10. Accommodating Different Decision-Making Styles

To accommodate both analytical and intuitive individuals, Fernaz suggests creating a "flat room" where everyone's voice is heard. This can be achieved through written communication, using tools like post-it notes on a board, allowing individuals time to think and process. This prevents unnecessary crossfire and ensures decisions are made methodically. She recommends tactics from books like "Sprint" by Google Ventures for managing decision-making rooms effectively.

11. Revisiting Key Decisions

Fernaz recommends treating past decisions like product roadmaps, with trackers and work streams. For example, marketing go-to-market bets or product release goals should be evaluated regularly. Revenue operations managers or product managers can be responsible for tracking data and reporting on the outcomes of these past decisions.

Amin adds that framing decisions as hypotheses within the scientific method allows for their re-evaluation. Understanding the critical assumptions behind a decision is key to identifying why it might have succeeded or failed.

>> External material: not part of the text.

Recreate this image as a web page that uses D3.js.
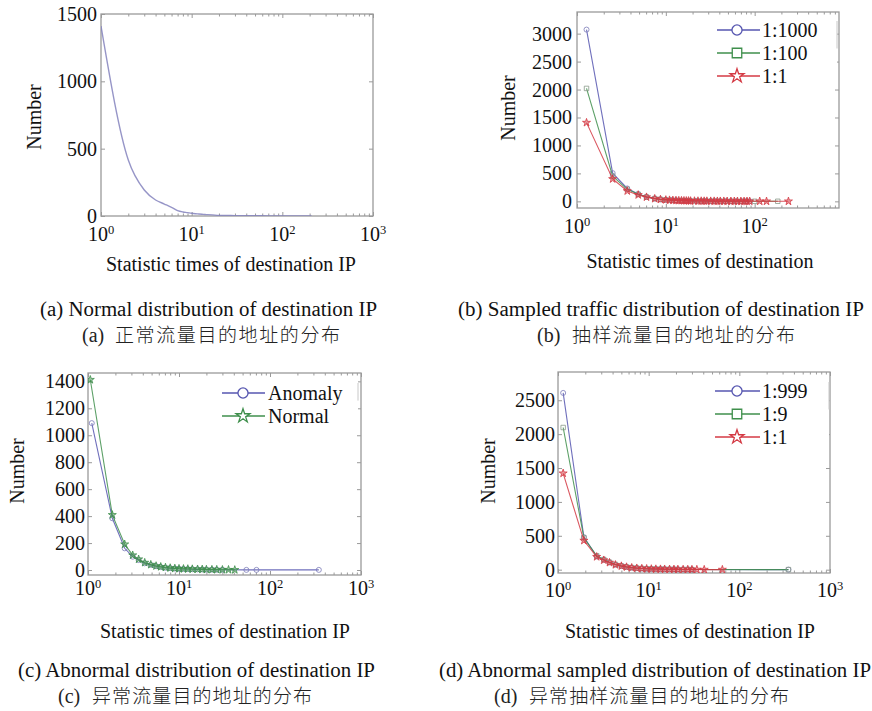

Conclusion and Key Takeaways

The conversation underscores that effective decision-making is a multifaceted skill involving a blend of analytical rigor, intuition, collaboration, and a willingness to learn from both successes and failures. Key takeaways include:

  • Embrace Collaboration: Involve diverse perspectives but maintain clarity on decision ownership.
  • Prioritize Problem Reframing: Understand the core issue before diving into data collection.
  • Document Everything: Written records are crucial for clarity, accountability, and learning.
  • Generate and Evaluate Options: Don't settle for the first solution; explore multiple alternatives.
  • Be Aware of Biases: Actively identify and mitigate cognitive biases.
  • Iterate and Learn: Make the smallest possible directional decisions to gather insights.
  • Practice Makes Perfect: Decision-making is a skill that improves with consistent practice and a willingness to take calculated risks.
  • Accept Imperfection: It's okay to be wrong; failure is an opportunity for growth.